_Exercise inputs_

- - - - - - -

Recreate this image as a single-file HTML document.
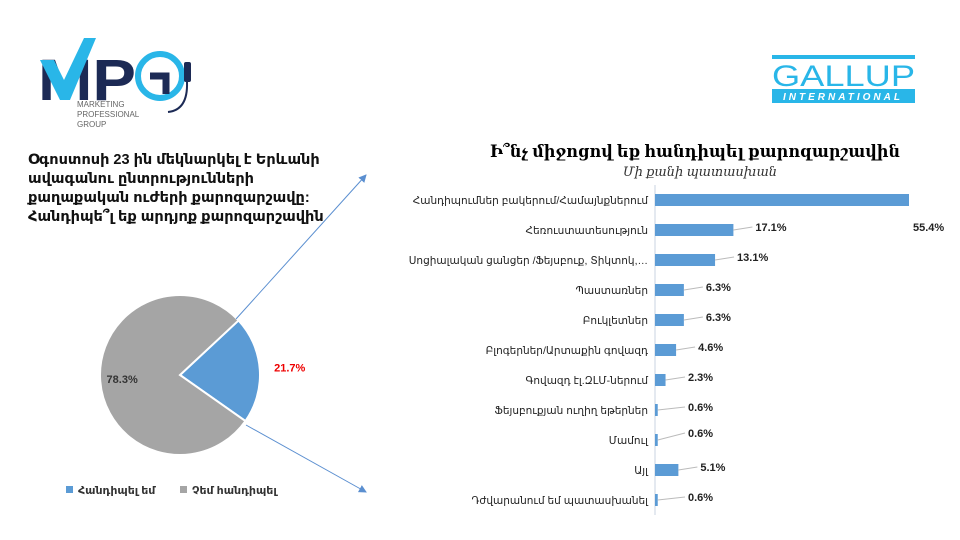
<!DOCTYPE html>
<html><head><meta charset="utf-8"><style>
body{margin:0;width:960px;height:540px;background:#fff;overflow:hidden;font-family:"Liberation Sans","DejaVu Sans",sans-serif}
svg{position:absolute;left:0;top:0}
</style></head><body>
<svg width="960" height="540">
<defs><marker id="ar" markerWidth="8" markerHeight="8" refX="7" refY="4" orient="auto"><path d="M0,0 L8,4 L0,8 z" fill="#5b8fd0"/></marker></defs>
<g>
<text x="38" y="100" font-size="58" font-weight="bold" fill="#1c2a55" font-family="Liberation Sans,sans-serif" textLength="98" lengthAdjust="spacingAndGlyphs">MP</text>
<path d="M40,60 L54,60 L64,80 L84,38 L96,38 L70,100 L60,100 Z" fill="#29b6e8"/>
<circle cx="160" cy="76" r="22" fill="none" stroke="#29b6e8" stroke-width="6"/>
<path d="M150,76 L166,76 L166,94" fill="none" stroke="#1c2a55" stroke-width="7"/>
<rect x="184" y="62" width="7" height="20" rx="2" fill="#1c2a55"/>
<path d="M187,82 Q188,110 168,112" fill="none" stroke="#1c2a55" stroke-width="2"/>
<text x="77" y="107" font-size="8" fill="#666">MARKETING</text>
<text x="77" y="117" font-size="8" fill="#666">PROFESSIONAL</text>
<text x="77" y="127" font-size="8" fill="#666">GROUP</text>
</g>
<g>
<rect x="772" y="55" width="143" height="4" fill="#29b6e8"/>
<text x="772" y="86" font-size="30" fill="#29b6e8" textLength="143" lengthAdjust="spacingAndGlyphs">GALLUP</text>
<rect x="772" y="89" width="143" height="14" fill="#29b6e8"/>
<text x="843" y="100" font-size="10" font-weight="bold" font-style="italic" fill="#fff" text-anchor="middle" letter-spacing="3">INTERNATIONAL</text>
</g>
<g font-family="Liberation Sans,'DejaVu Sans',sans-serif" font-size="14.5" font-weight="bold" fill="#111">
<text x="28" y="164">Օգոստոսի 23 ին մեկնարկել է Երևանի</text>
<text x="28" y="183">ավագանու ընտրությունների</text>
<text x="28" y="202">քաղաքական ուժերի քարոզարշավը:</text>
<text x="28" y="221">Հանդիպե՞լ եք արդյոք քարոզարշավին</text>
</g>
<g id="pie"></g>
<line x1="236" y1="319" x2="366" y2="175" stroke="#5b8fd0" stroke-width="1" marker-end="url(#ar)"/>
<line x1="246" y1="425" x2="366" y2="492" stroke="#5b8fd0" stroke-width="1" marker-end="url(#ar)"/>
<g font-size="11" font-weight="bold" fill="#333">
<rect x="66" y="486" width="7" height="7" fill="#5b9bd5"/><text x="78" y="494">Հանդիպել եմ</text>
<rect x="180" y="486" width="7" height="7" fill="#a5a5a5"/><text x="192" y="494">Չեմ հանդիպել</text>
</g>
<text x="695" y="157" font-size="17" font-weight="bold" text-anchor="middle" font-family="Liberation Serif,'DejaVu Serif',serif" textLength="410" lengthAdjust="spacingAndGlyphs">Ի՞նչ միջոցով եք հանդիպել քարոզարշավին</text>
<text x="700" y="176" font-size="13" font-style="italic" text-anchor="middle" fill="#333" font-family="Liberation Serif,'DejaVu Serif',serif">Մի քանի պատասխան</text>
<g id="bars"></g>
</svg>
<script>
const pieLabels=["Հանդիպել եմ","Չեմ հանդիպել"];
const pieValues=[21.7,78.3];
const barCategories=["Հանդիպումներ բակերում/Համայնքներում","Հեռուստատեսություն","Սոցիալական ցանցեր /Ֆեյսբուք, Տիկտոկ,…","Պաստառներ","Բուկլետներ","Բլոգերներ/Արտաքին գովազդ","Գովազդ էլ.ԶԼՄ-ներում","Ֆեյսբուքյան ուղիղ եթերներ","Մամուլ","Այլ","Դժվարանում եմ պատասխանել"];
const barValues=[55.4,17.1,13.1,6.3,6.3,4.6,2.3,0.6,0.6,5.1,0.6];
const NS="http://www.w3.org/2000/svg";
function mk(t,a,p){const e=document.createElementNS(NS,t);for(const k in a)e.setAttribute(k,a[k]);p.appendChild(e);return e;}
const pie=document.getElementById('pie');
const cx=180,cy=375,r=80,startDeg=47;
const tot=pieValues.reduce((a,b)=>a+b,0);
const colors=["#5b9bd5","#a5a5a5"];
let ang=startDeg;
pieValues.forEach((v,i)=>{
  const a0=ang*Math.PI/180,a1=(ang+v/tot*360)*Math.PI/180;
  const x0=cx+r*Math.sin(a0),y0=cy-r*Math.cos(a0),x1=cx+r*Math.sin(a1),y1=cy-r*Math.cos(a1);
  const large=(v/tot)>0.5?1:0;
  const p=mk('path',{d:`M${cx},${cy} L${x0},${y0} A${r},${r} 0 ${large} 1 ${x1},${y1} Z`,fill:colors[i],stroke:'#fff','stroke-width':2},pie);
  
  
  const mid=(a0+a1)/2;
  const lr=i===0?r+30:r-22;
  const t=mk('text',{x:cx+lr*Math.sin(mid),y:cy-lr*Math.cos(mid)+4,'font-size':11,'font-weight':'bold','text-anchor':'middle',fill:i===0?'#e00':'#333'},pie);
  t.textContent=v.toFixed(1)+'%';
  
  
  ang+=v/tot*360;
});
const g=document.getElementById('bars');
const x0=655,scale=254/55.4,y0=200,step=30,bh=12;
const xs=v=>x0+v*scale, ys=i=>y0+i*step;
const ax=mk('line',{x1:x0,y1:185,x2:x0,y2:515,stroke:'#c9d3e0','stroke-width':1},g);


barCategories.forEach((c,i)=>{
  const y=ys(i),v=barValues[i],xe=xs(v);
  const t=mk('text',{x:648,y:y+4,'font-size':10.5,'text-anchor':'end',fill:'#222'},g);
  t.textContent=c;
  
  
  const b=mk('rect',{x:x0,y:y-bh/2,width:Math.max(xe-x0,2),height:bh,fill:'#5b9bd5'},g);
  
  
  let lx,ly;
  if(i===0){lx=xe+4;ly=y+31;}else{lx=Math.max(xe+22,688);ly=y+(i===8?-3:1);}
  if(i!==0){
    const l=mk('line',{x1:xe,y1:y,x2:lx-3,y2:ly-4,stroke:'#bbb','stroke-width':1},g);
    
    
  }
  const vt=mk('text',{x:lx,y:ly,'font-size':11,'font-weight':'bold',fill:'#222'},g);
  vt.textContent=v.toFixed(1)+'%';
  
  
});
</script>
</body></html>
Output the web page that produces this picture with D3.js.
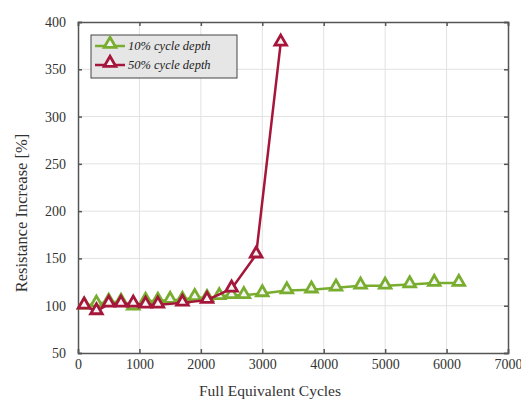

- - - - - - -

_What you have to do_
Pull every line containing the word "document" out of the material.

_Response to this task_
Recreate this image as a single-file HTML document.
function mk(t,a,p){const e=document.createElementNS(NS,t);for(const k in a)e.setAttribute(k,a[k]);p.appendChild(e);return e;}
const pie=document.getElementById('pie');
const g=document.getElementById('bars');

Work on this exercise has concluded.